§ **Available data**

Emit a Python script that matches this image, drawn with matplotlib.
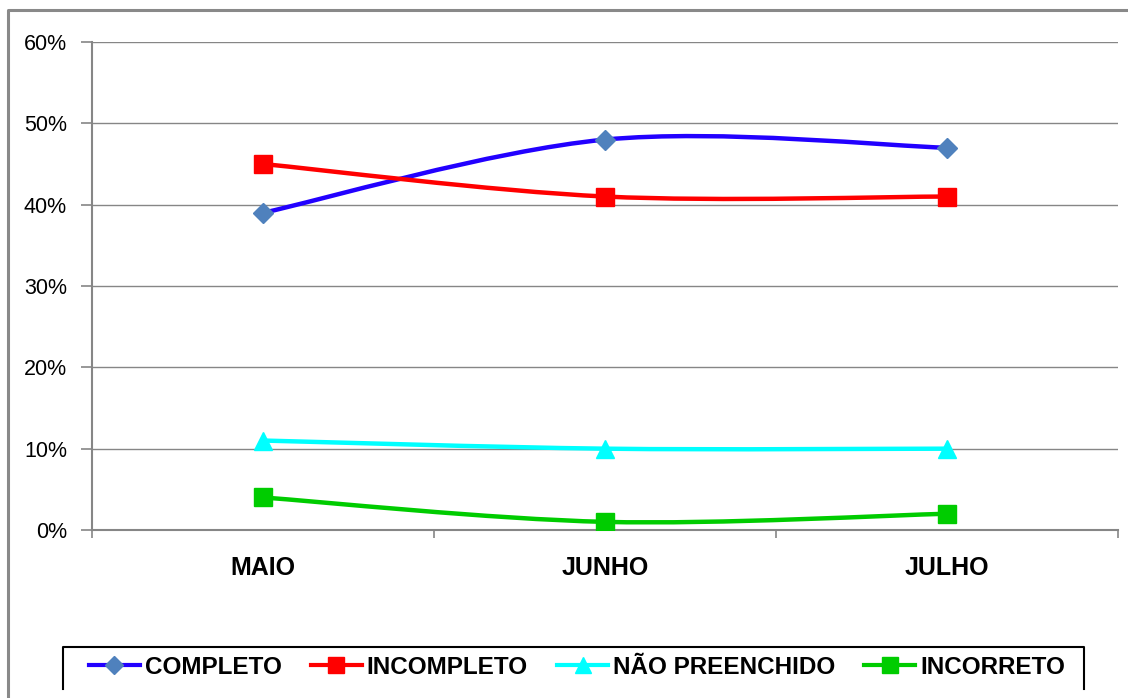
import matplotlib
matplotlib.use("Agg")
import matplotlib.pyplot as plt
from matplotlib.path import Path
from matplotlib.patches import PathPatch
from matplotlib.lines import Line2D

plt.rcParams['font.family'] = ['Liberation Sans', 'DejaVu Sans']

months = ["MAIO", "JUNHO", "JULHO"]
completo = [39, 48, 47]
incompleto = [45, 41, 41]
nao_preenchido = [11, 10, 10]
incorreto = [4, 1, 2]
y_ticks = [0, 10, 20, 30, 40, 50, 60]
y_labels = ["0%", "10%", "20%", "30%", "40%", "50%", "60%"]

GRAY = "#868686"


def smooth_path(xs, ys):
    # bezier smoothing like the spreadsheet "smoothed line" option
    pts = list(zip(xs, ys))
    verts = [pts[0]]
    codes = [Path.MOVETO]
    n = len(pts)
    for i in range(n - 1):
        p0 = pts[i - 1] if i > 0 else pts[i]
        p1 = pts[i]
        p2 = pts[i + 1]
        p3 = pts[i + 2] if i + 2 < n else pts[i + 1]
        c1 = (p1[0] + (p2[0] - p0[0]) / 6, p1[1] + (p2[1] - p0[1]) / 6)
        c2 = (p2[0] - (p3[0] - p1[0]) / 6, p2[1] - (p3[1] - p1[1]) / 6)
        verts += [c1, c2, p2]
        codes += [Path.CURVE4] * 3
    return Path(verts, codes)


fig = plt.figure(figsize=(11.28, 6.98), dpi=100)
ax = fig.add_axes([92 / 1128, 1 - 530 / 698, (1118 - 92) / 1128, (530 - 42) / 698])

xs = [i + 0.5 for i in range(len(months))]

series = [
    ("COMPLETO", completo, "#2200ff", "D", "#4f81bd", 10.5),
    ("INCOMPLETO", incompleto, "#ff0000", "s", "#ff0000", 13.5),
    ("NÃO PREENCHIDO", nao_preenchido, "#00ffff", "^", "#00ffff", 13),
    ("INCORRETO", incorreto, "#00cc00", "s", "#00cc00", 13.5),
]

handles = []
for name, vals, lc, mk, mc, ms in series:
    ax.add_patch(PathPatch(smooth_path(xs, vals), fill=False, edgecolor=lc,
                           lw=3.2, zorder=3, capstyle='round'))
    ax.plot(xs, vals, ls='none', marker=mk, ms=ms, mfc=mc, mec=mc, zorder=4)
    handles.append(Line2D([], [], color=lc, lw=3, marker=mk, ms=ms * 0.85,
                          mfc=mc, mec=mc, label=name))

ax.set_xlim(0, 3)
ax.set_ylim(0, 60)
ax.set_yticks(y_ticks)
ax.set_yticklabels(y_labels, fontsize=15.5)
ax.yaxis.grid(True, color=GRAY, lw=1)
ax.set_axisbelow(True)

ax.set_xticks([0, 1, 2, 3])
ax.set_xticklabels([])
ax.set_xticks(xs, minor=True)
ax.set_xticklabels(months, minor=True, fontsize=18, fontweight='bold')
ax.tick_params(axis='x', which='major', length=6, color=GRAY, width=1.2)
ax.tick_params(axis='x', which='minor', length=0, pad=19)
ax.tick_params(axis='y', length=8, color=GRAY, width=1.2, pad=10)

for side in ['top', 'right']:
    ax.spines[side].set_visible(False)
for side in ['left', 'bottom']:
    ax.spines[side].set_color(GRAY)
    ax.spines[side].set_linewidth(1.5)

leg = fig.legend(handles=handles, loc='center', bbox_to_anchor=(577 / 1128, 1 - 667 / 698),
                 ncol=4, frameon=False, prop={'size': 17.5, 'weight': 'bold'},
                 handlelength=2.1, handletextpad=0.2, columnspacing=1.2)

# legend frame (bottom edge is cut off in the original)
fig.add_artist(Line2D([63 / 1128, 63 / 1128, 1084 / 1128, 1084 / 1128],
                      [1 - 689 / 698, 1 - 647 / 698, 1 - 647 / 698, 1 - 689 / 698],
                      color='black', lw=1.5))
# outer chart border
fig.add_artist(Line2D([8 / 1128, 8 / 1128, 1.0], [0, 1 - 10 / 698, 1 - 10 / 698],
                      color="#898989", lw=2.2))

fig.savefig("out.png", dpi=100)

§ **Set task**
Give only the count of lines in this material that contain the string "matplotlib".

§ **The response**
7